• _What the task asks_: Starting with the first line of the data below, copy each line up to and including the one containing "const rasY = [215.5, 209, 202.8, 196.5, 189.5, 182.5];". Pictures stay out.

• _Dataset excerpt_:
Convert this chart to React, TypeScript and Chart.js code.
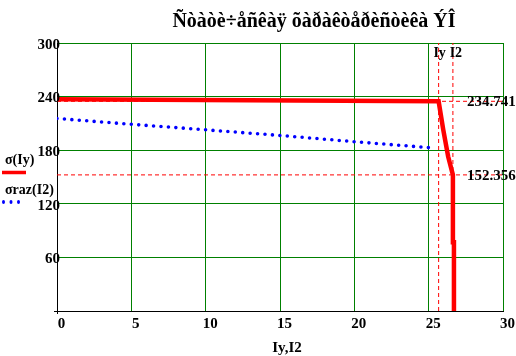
import React, { useEffect, useRef } from "react";
import { Chart, registerables } from "chart.js";

Chart.register(...registerables);

const TITLE = "Ñòàòè÷åñêàÿ õàðàêòåðèñòèêà ÝÎ";
const X_LABEL = "Iy,I2";
const LEGEND_LABELS = ["σ(Iy)", "σraz(I2)"];
const X_TICKS = [0, 5, 10, 15, 20, 25, 30];
const Y_TICKS = [0, 60, 120, 180, 240, 300];
const Y_TICK_LABELS = ["", "60", "120", "180", "240", "300"];

// σ(Iy) – red characteristic
const sigmaX = [0, 25.67, 25.98, 26.31, 26.63, 26.63, 26.7, 26.7];
const sigmaY = [237.0, 234.741, 203, 173, 152.356, 77, 77, 0];

// σraz(I2) – blue dotted
const rasX = [0, 5, 10, 15, 20, 25.3];
const rasY = [215.5, 209, 202.8, 196.5, 189.5, 182.5];

// marker lines
const markerNames = ["Iy", "I2"];
const markerX = [25.67, 26.63];
const markerY = [234.741, 152.356];

const SERIF = '"Liberation Serif", "Times New Roman", serif';

const textPlugin = {
  id: "textPlugin",
  afterDraw(chart: any) {
    const { ctx, scales } = chart;
    const x = scales.x;
    const y = scales.y;
    ctx.save();
    ctx.fillStyle = "#000";
    // title
    ctx.font = `bold 20px ${SERIF}`;
    ctx.textAlign = "center";
    ctx.textBaseline = "alphabetic";
    ctx.fillText(TITLE, 314, 27);
    // x axis label
    ctx.font = `bold 15px ${SERIF}`;
    ctx.fillText(X_LABEL, 287, 352);
    // y tick labels
    ctx.textAlign = "right";
    ctx.textBaseline = "middle";
    Y_TICKS.forEach((v, i) => {
      if (Y_TICK_LABELS[i]) ctx.fillText(Y_TICK_LABELS[i], x.left + 3, y.getPixelForValue(v) + 2);
    });
    // marker value labels
    ctx.textAlign = "left";
    ctx.textBaseline = "middle";
    markerY.forEach((v) => {
      ctx.fillText(v.toFixed(3), x.right - 36, y.getPixelForValue(v) + 1);
    });
    // marker names at top
    ctx.font = `bold 14px ${SERIF}`;
    ctx.textAlign = "center";
    ctx.textBaseline = "alphabetic";
    markerX.forEach((v, i) => {
      ctx.fillText(markerNames[i], x.getPixelForValue(v) + (i === 0 ? 1 : 3), 57);
    });
    // legend
    ctx.textAlign = "left";
    ctx.font = `bold 14px ${SERIF}`;
    ctx.fillText(LEGEND_LABELS[0], 5, 164);
    ctx.strokeStyle = "#ff0000";
    ctx.lineWidth = 3.5;
    ctx.beginPath();
    ctx.moveTo(2, 172.5);
    ctx.lineTo(26, 172.5);
    ctx.stroke();
    ctx.fillText(LEGEND_LABELS[1], 5, 194);
    ctx.fillStyle = "#0000ff";
    [3.5, 11, 18.5].forEach((px) => {
      ctx.beginPath();
      ctx.ellipse(px, 202, 1.5, 2, 0, 0, Math.PI * 2);
      ctx.fill();
    });
    ctx.restore();
  },
};

export default function App() {
  const ref = useRef<HTMLCanvasElement>(null);
  useEffect(() => {
    if (!ref.current) return;
    const line = (xs: number[], ys: number[]) => xs.map((xv, i) => ({ x: xv, y: ys[i] }));
    const dashed = (pts: { x: number; y: number }[]) => ({
      data: pts,
      borderColor: "#ff0000",
      borderWidth: 1,
      borderDash: [4, 3],
      pointRadius: 0,
      showLine: true,
      fill: false,
    });
    const chart = new Chart(ref.current, {
      type: "scatter",
      data: {
        datasets: [
          {
            label: LEGEND_LABELS[0],
            data: line(sigmaX, sigmaY),
            borderColor: "#ff0000",
            backgroundColor: "#ff0000",
            borderWidth: 4.5,
            pointRadius: 0,
            showLine: true,
            borderJoinStyle: "miter",
          } as any,
          {
            label: LEGEND_LABELS[1],
            data: line(rasX, rasY),
            borderColor: "#0000ff",
            borderWidth: 3.6,
            borderDash: [0, 7.45],
            borderCapStyle: "round",
            pointRadius: 0,
            showLine: true,
          } as any,
          ...markerY.map((v) => dashed([{ x: X_TICKS[0], y: v }, { x: X_TICKS[X_TICKS.length - 1], y: v }])),
          ...markerX.map((v) => dashed([{ x: v, y: Y_TICKS[0] }, { x: v, y: Y_TICKS[Y_TICKS.length - 1] }])),
        ] as any,
      },
      options: {
        responsive: false,
        animation: false,
        events: [],
        layout: { padding: { top: 43, right: 13, left: 0, bottom: 0 } },
        plugins: { legend: { display: false }, title: { display: false }, tooltip: { enabled: false } },
        scales: {
          x: {
            type: "linear",
            min: X_TICKS[0],
            max: X_TICKS[X_TICKS.length - 1],
            afterBuildTicks: (s: any) => {
              s.ticks = X_TICKS.map((v) => ({ value: v }));
            },
            afterFit: (s: any) => {
              s.height = 45;
            },
            grid: {
              color: "#008000",
              lineWidth: 1,
              tickLength: 3,
              tickColor: (c: any) => (c.index === 0 ? "#000" : "rgba(0,0,0,0)"),
            },
            border: { display: true, color: "#000", width: 1 },
            ticks: {
              color: "#000",
              font: { family: SERIF, size: 15, weight: "bold" },
              padding: 1,
              labelOffset: 4.5,
              maxRotation: 0,
            },
          },
          y: {
            type: "linear",
            min: Y_TICKS[0],
            max: Y_TICKS[Y_TICKS.length - 1],
            afterBuildTicks: (s: any) => {
              s.ticks = Y_TICKS.map((v) => ({ value: v }));
            },
            afterFit: (s: any) => {
              s.width = 57;
            },
            grid: {
              color: "#008000",
              lineWidth: 1,
              tickLength: 3,
              tickColor: (c: any) => (c.index === 0 ? "#000" : "rgba(0,0,0,0)"),
            },
            border: { display: true, color: "#000", width: 1 },
            ticks: { display: false },
          },
        },
      } as any,
      plugins: [textPlugin],
    });
    return () => chart.destroy();
  }, []);
  return (
    <div style={{ position: "absolute", left: 0, top: 0, width: 516, height: 356, background: "#fff" }}>
      <canvas ref={ref} width={516} height={356} style={{ display: "block" }} />
    </div>
  );
}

• _Response to the exercise_:
Convert this chart to React, TypeScript and Chart.js code.
import React, { useEffect, useRef } from "react";
import { Chart, registerables } from "chart.js";

Chart.register(...registerables);

const TITLE = "Ñòàòè÷åñêàÿ õàðàêòåðèñòèêà ÝÎ";
const X_LABEL = "Iy,I2";
const LEGEND_LABELS = ["σ(Iy)", "σraz(I2)"];
const X_TICKS = [0, 5, 10, 15, 20, 25, 30];
const Y_TICKS = [0, 60, 120, 180, 240, 300];
const Y_TICK_LABELS = ["", "60", "120", "180", "240", "300"];

// σ(Iy) – red characteristic
const sigmaX = [0, 25.67, 25.98, 26.31, 26.63, 26.63, 26.7, 26.7];
const sigmaY = [237.0, 234.741, 203, 173, 152.356, 77, 77, 0];

// σraz(I2) – blue dotted
const rasX = [0, 5, 10, 15, 20, 25.3];
const rasY = [215.5, 209, 202.8, 196.5, 189.5, 182.5];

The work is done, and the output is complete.